Highlights: Glorious, I Wish That I Were Stone, The Story Of Love, Praise The Earth
The long-term association with Nick Cave must be a burden as well as a bonus. Everybody considers Mick Harvey an almost ideal instrumentalist/arranger/sideman, many consider him a brilliant interpreter of other artists’ songs, and surprisingly few consider him a great songwriter. The man remains vastly underrated, and the low-key nature of this new album (which is a humble melodic gem) only proves my point.
Four (Acts Of Love) is something of a concept album dedicated to you-know-what. Its release slipped by so quietly that I almost missed it. Wouldn’t have done anyone too much harm, granted, but there’s something irresistible and positively mesmerising about Harvey’s soft croon and these dark-edged, gentle acoustic melodies that are a little sinister and a great deal charming. The arrangements are tasteful, pretty and to the point. Besides, you can’t deny the consistency; I can only complain about the repetitive and slightly out-of-place cover “Summertime In New York” – the rest works fine, in particular PJ Harvey’s unreleased “Glorious” that sounds… like a damn good PJ Harvey ballad.

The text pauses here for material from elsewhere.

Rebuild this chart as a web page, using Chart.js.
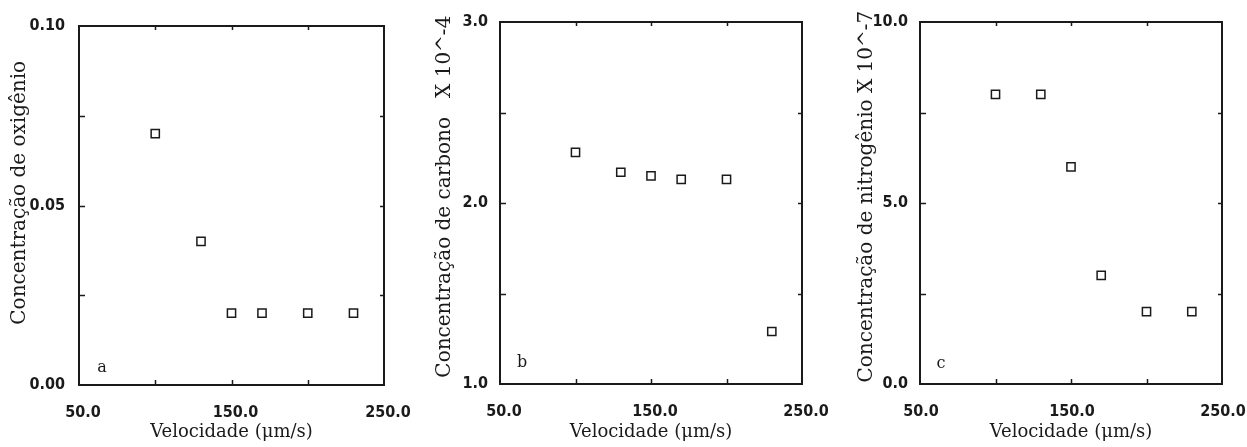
<!DOCTYPE html>
<html>
<head>
<meta charset="utf-8">
<script src="https://cdn.jsdelivr.net/npm/chart.js@4.4.1/dist/chart.umd.min.js"></script>
<style>
  body { margin: 0; background: #fff; width: 1247px; height: 447px; overflow: hidden; }
  .panel { position: absolute; top: 0; height: 447px; }
</style>
</head>
<body>
<div class="panel" style="left:0"><canvas id="chartA" width="420" height="447"></canvas></div>
<div class="panel" style="left:420px"><canvas id="chartB" width="420" height="447"></canvas></div>
<div class="panel" style="left:840px"><canvas id="chartC" width="407" height="447"></canvas></div>
<script>
// velocity (um/s) of each sample, shared by the three panels
const velocidade = [100, 130, 150, 170, 200, 230];
const oxigenio = [0.07, 0.04, 0.02, 0.02, 0.02, 0.02];
const carbono = [2.28, 2.17, 2.15, 2.13, 2.13, 1.29];     // x 10^-4
const nitrogenio = [8.0, 8.0, 6.0, 3.0, 2.0, 2.0];      // x 10^-7

const xLabels = [50, 150, 250];
const yLabelsA = [0, 0.05, 0.10];
const yLabelsB = [1, 2, 3];
const yLabelsC = [0, 5, 10];

const INK = "#1a1a1a";
const tickFont = { family: "'Liberation Sans Narrow', 'DejaVu Sans Condensed', sans-serif", size: 16, weight: "bold" };
const serif = "'DejaVu Serif', 'Liberation Serif', serif";

function hasLabel(list, v) {
  return list.some(l => Math.abs(l - v) < 1e-9);
}

// box around the plot, inward tick marks and the panel letter
const framePlugin = {
  id: "frame",
  afterDraw(chart, args, opts) {
    const { ctx, chartArea: a, scales: { x, y } } = chart;
    ctx.save();
    ctx.strokeStyle = INK;
    ctx.lineWidth = 1.5;
    ctx.beginPath();
    x.ticks.forEach(t => {
      if (t.value <= x.min || t.value >= x.max) return;
      const px = Math.round(x.getPixelForValue(t.value)) + 0.5;
      ctx.moveTo(px, a.bottom); ctx.lineTo(px, a.bottom - 5);
      ctx.moveTo(px, a.top); ctx.lineTo(px, a.top + 4);
    });
    y.ticks.forEach(t => {
      if (t.value <= y.min || t.value >= y.max) return;
      const py = Math.round(y.getPixelForValue(t.value)) + 0.5;
      ctx.moveTo(a.left, py); ctx.lineTo(a.left + 6, py);
      ctx.moveTo(a.right, py); ctx.lineTo(a.right - 4, py);
    });
    ctx.stroke();
    ctx.lineWidth = 2;
    ctx.strokeRect(a.left, a.top, a.right - a.left, a.bottom - a.top);

    ctx.fillStyle = INK;
    ctx.font = "16px " + serif;
    ctx.textAlign = "center";
    ctx.textBaseline = "middle";
    ctx.fillText(opts.letter, a.left + opts.dx, a.bottom - opts.dy);
    ctx.restore();
  }
};

function makePanel(id, p) {
  new Chart(document.getElementById(id), {
    type: "scatter",
    data: {
      datasets: [{
        data: velocidade.map((v, i) => ({ x: v, y: p.values[i] })),
        pointStyle: "rect",
        pointRadius: 5.8,
        pointBorderWidth: 1.5,
        pointBackgroundColor: "rgba(255,255,255,0)",
        pointBorderColor: INK,
        showLine: false,
        clip: false
      }]
    },
    options: {
      responsive: false,
      animation: false,
      events: [],
      layout: { padding: { top: p.top, right: p.right, left: 0, bottom: 0 } },
      plugins: {
        legend: { display: false },
        tooltip: { enabled: false },
        frame: { letter: p.letter, dx: p.dx, dy: p.dy }
      },
      scales: {
        x: {
          type: "linear",
          min: 50, max: 250,
          grid: { display: false, drawTicks: false },
          border: { display: false },
          afterFit: s => { s.height = p.xHeight; s.paddingLeft = 0; s.paddingRight = 0; },
          ticks: {
            stepSize: 50,
            autoSkip: false,
            maxRotation: 0,
            padding: 18,
            labelOffset: p.xShift,
            color: INK,
            font: tickFont,
            callback: v => hasLabel(xLabels, v) ? v.toFixed(1) : ""
          },
          title: {
            display: true,
            text: "Velocidade (\u03bcm/s)",
            color: INK,
            font: { family: serif, size: 18 },
            padding: { top: 0, bottom: 4 }
          }
        },
        y: {
          min: p.min, max: p.max,
          grid: { display: false, drawTicks: false },
          border: { display: false },
          afterFit: s => { s.width = p.yWidth; s.paddingTop = 0; s.paddingBottom = 0; },
          ticks: {
            stepSize: p.step,
            autoSkip: false,
            padding: p.yPad,
            color: INK,
            font: tickFont,
            callback: v => hasLabel(p.labels, v) ? v.toFixed(p.dec) : ""
          },
          title: {
            display: true,
            text: p.title,
            color: INK,
            font: { family: serif, size: 20 },
            padding: { top: p.titlePad, bottom: 0 }
          }
        }
      }
    },
    plugins: [framePlugin]
  });
}

makePanel("chartA", {
  values: oxigenio, labels: yLabelsA, min: 0, max: 0.1, step: 0.025, dec: 2,
  title: "    Concentração de oxigênio",
  top: 26, right: 36, yWidth: 79, xHeight: 62, yPad: 14, titlePad: 8, xShift: 4,
  letter: "a", dx: 23, dy: 17
});
makePanel("chartB", {
  values: carbono, labels: yLabelsB, min: 1, max: 3, step: 0.5, dec: 1,
  title: "  Concentração de carbono   X 10^-4",
  top: 22, right: 38, yWidth: 80, xHeight: 63, yPad: 12, titlePad: 13, xShift: 4,
  letter: "b", dx: 22, dy: 21
});
makePanel("chartC", {
  values: nitrogenio, labels: yLabelsC, min: 0, max: 10, step: 2.5, dec: 1,
  title: "  Concentração de nitrogênio X 10^-7",
  top: 22, right: 25, yWidth: 80, xHeight: 63, yPad: 12, titlePad: 15, xShift: 1,
  letter: "c", dx: 21, dy: 20
});
</script>
</body>
</html>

I rate Mick Harvey. I rate him very highly indeed, and not just as an interpreter of others’ songs (his two Serge Gainsbourg albums are essential), but as a songwriter in his own right. I’d argue that his previous album, the masterful Sketches From The Book Of The Dead, is more melodically compelling than Nick Cave’s latest. And I loved Push The Sky Away. Yes, instead of striving for greatness Mick decides to settle on goodness, but what a brilliant little album this one is.